Today was one of those rare days where everything cooperated – the weather, my schedule, everything. So I figured it was time to do some DIY and hopefully that would cooperate too!
But first, some history on the Mapleflame mod. here is a link to the grandpappy of the mod:
And it gained internet-wide fame on the Les Paul Forums:
And pretty much between those two threads, you can piece together exactly how to do this mod.
Well, time to really make an image-intensive runthrough of this thing, dontcha think? Here we go!
First are the “Before” pics, both from the side and the top. Here from the side, you can see those bridge posts from the factory. They are brass screws plated with nickel.
Not that sexy of an angle, I admit. So here’s a top-down view. Note that the bridge posts are kinda lower than flush with the bridge holes, since I like my action high and thus the bridge is riding pretty high on the thumbwheels.
Time to show the tools of the trade. I already had all the wrenches and Dremel and such, but for about ten bucks I invested in some new reinforced cutting wheels for the Dremel, and of course the new hardware, the nuts and the screws.

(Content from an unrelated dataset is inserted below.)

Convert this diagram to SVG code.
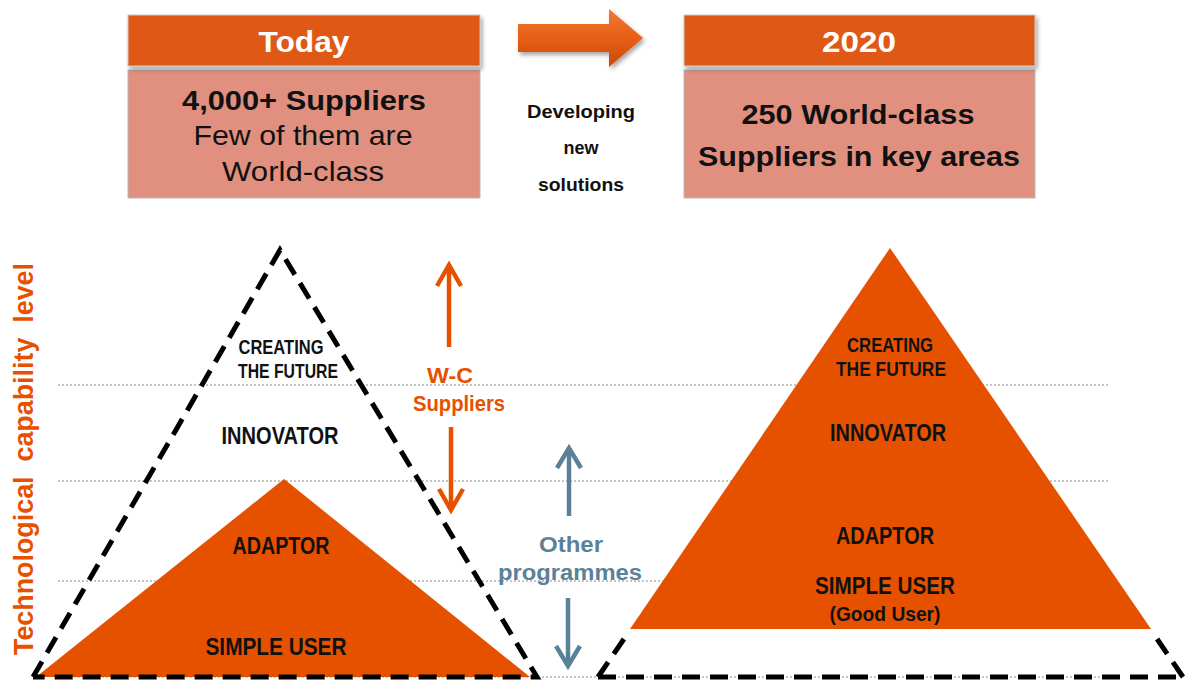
<svg xmlns="http://www.w3.org/2000/svg" width="1192" height="680" viewBox="0 0 1192 680">
<style>
.hdr{fill:#E05815;stroke:#C9C9C9;stroke-width:1}
.body{fill:#E1907F;stroke:#B8B8B8;stroke-width:1}
.ht{font-family:"Liberation Sans",Arial,sans-serif;font-weight:bold;font-size:30px;fill:#FFFFFF;text-anchor:middle}
.bt{font-family:"Liberation Sans",Arial,sans-serif;font-size:28px;fill:#111;text-anchor:middle}
.b{font-weight:bold}
.mid{font-family:"Liberation Sans",Arial,sans-serif;font-weight:bold;font-size:18px;fill:#111;text-anchor:middle}
.lvl{font-family:"Liberation Sans Narrow","Liberation Sans",Arial,sans-serif;font-weight:bold;font-size:23px;fill:#111;text-anchor:middle}
.lvs{font-size:20px}
.dot{stroke:#8A8A8A;stroke-width:1;stroke-dasharray:2 2;fill:none}
.dash{stroke:#000;stroke-width:5;stroke-dasharray:18 10;fill:none}
.orange{fill:#E65100}
.oarr{stroke:#E65100;stroke-width:4.5;fill:none}
.barr{stroke:#5B8199;stroke-width:4.5;fill:none}
.olab{font-family:"Liberation Sans",Arial,sans-serif;font-weight:bold;font-size:22px;fill:#E65100;text-anchor:middle}
.blab{font-family:"Liberation Sans",Arial,sans-serif;font-weight:bold;font-size:22px;fill:#5B8199;text-anchor:middle}
</style>
<defs>
<filter id="sh" x="-10%" y="-20%" width="130%" height="150%">
<feDropShadow dx="2" dy="3" stdDeviation="2" flood-color="#000" flood-opacity="0.35"/>
</filter>
<linearGradient id="ag" x1="0" y1="0" x2="0" y2="1">
<stop offset="0" stop-color="#F07A35"/>
<stop offset="0.5" stop-color="#E85E14"/>
<stop offset="1" stop-color="#C94A0A"/>
</linearGradient>
</defs>

<g id="guides">
<line class="dot" x1="58" y1="385" x2="1110" y2="385"/>
<line class="dot" x1="58" y1="481" x2="1110" y2="481"/>
<line class="dot" x1="58" y1="581" x2="1110" y2="581"/>
<line class="dot" x1="58" y1="677" x2="1110" y2="677"/>
</g>

<g id="today">
<rect class="body" x="128" y="70" width="352" height="128"/>
<rect class="hdr" x="128" y="15" width="352" height="51" filter="url(#sh)"/>
<text class="ht" x="304" y="52" textLength="91" lengthAdjust="spacingAndGlyphs">Today</text>
<text class="bt b" x="304" y="110" textLength="244" lengthAdjust="spacingAndGlyphs">4,000+ Suppliers</text>
<text class="bt" x="303" y="145" textLength="219" lengthAdjust="spacingAndGlyphs">Few of them are</text>
<text class="bt" x="303" y="181" textLength="162" lengthAdjust="spacingAndGlyphs">World-class</text>
</g>

<g id="transition">
<polygon points="518,24 609,24 609,9 643,38 609,67 609,52 518,52" fill="url(#ag)" filter="url(#sh)"/>
<text class="mid" x="581" y="118" textLength="108" lengthAdjust="spacingAndGlyphs">Developing</text>
<text class="mid" x="581" y="154">new</text>
<text class="mid" x="581" y="191" textLength="86" lengthAdjust="spacingAndGlyphs">solutions</text>
</g>

<g id="y2020">
<rect class="body" x="684" y="70" width="351" height="128"/>
<rect class="hdr" x="684" y="15" width="351" height="51" filter="url(#sh)"/>
<text class="ht" x="859" y="52" textLength="74" lengthAdjust="spacingAndGlyphs">2020</text>
<text class="bt b" x="858" y="124" textLength="233" lengthAdjust="spacingAndGlyphs">250 World-class</text>
<text class="bt b" x="859" y="166" textLength="322" lengthAdjust="spacingAndGlyphs">Suppliers in key areas</text>
</g>

<g id="axis">
<text transform="translate(33,459) rotate(-90)" font-family="Liberation Sans,Arial,sans-serif" font-weight="bold" font-size="27" fill="#E65100" text-anchor="middle" style="white-space:pre" textLength="392" lengthAdjust="spacingAndGlyphs">Technological  capability  level</text>
</g>

<g id="today-pyramid">
<polygon class="orange" points="284,479 36,677 530,677"/>
<polyline class="dash" points="33,677 280,250 537,677 33,677" stroke-linejoin="miter"/>
<text class="lvl lvs" x="281" y="354" textLength="85" lengthAdjust="spacingAndGlyphs">CREATING</text>
<text class="lvl lvs" x="288" y="378" textLength="100" lengthAdjust="spacingAndGlyphs">THE  FUTURE</text>
<text class="lvl" x="280" y="444" textLength="117" lengthAdjust="spacingAndGlyphs">INNOVATOR</text>
<text class="lvl" x="281" y="554" textLength="97" lengthAdjust="spacingAndGlyphs">ADAPTOR</text>
<text class="lvl" x="276" y="655" textLength="141" lengthAdjust="spacingAndGlyphs">SIMPLE  USER</text>
</g>

<g id="future-pyramid">
<polygon class="orange" points="890,248 630,629 1151,629"/>
<line class="dash" x1="598" y1="677" x2="1183" y2="677"/>
<line class="dash" x1="598" y1="677" x2="628" y2="633"/>
<line class="dash" x1="1183" y1="677" x2="1153" y2="633"/>
<text class="lvl lvs" x="890" y="352" textLength="86" lengthAdjust="spacingAndGlyphs">CREATING</text>
<text class="lvl lvs" x="891" y="376" textLength="110" lengthAdjust="spacingAndGlyphs">THE  FUTURE</text>
<text class="lvl" x="888" y="441" textLength="116" lengthAdjust="spacingAndGlyphs">INNOVATOR</text>
<text class="lvl" x="885" y="544" textLength="98" lengthAdjust="spacingAndGlyphs">ADAPTOR</text>
<text class="lvl" x="885" y="594" textLength="140" lengthAdjust="spacingAndGlyphs">SIMPLE  USER</text>
<text class="lvl lvs" x="885" y="621" textLength="111" lengthAdjust="spacingAndGlyphs">(Good User)</text>
</g>

<g id="connectors">
<line class="oarr" x1="449" y1="347" x2="449" y2="265"/>
<polyline class="oarr" points="437,286 449,265 461,286"/>
<line class="oarr" x1="451" y1="427" x2="451" y2="510"/>
<polyline class="oarr" points="439,489 451,510 463,489"/>
<line class="barr" x1="569" y1="516" x2="569" y2="448"/>
<polyline class="barr" points="557,468 569,448 581,468"/>
<line class="barr" x1="568" y1="598" x2="568" y2="666"/>
<polyline class="barr" points="556,646 568,666 580,646"/>
</g>

<g id="labels">
<text class="olab" x="450" y="383" textLength="46" lengthAdjust="spacingAndGlyphs">W-C</text>
<text class="olab" x="459" y="411" textLength="92" lengthAdjust="spacingAndGlyphs">Suppliers</text>
<text class="blab" x="571" y="552" textLength="64" lengthAdjust="spacingAndGlyphs">Other</text>
<text class="blab" x="570" y="580" textLength="144" lengthAdjust="spacingAndGlyphs">programmes</text>
</g>
</svg>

What exactly are the measurements of the nuts and screws? OK, I’m not going to take the easy laugh there. Here’s a close-up pic of the stuff you’ll find packaged from Lowe’s, and for those who are bag-challenged readers, those are stainless steel oval head Phillips machine screws, size 6-32 X 1-1/2, and stainless steel nylon insert lock nuts, size 6-32.
The next step is to cut the head off the screw, at the base. SLICE!
Do that twice of course. Now size ’em up. They probably won’t be level with each other, so put them together and grind them down level and flat. If you do a super awesome job, you can use these ends to have sticking out of your guitar. If like me you created some abstract modern art on the head of a screw, hide your shame by screwing those ends into the body of the guitar and have the factory end of the screw sticking up:
Ok, deep breath. We’re really going to do this. Put some slack into your strings, pop off the bridge (the factory ABR-1 isn’t locking on a ’58 Reissue Les Paul Standard. Did I mention this was a relatively rare all black Gibson R8? I’m starting to psyche myself out here) and this is what you see. Remove those thumbwheels too – some folks like to measure the distance of the wheels to the body before removal so they don’t have problems intonating, but I’m not a “measure twice screw once” kinda guy.
Now here’s the cool part. Screw one nut onto one of the stock posts. Now screw another nut onto that post. Now “lock” the screws together by turning them in different directions with two wrenches or pliers, screwing them towards each other. Now take that locked Super Nut into your big socket wrench, or just manage to grab both nuts at the same time with your wrench or pliers…then SCREW THAT MOFO POST OUT.
Oh man I really did it. Anyhow, stick a locking screw on your new stainless steel post and get ready to screw it in. If it doesn’t drive all the way down because the one nut starts slipping, do the dual nut locking trick again and drive it down the rest of the way. Take a look at the new screw next to the old screw – those nuts are flush with the top of the screws. Yep, the new screw is more than a full nut deeper than the old screw! Plus, look at the bend in that old screw. I didn’t do that, that was factory. Yuck.
So to the left is the new screw, and the right is the old one. See how they are level with each other? That means that the longer new screw is indeed driven deeper into the body – from the factory, it was drilled deeper than the stock screws required. Hey, makes it easier for us DIY guys, didn’t have to bust out the drill!
Having determined that the first foray was pretty much on par with Internet Wisdom, I get going on the second bridge post:
Both done. Thumbwheels spun back on. Bridge popped back on top. Strings tightened up again. Not intonated perfectly yet, but I’ll get to that. For now, it’s near the action I like, and good enough for the “After” pics. Side:
And top. Note that the screws come a little closer, in fact I’d say about exactly, flush with the bridge now. Just a little more confidence that there will be less possible rattling going on.
So how does it sound? Brighter. Not as murky or muddy, but didn’t lose anything in the thickness or depth of the bass. I’m pretty set on the sustain side because I like the action high and I’ve never had sustain problems, but hey at least it didn’t lose sustain, right? All in all, it’s like putting on new strings that are one gauge thicker – but what if you already have new strings on there? Well it’s like kicking it up to “11” isn’t it? Or if you .10s, like kicking up up .11s. All in all, nice mod!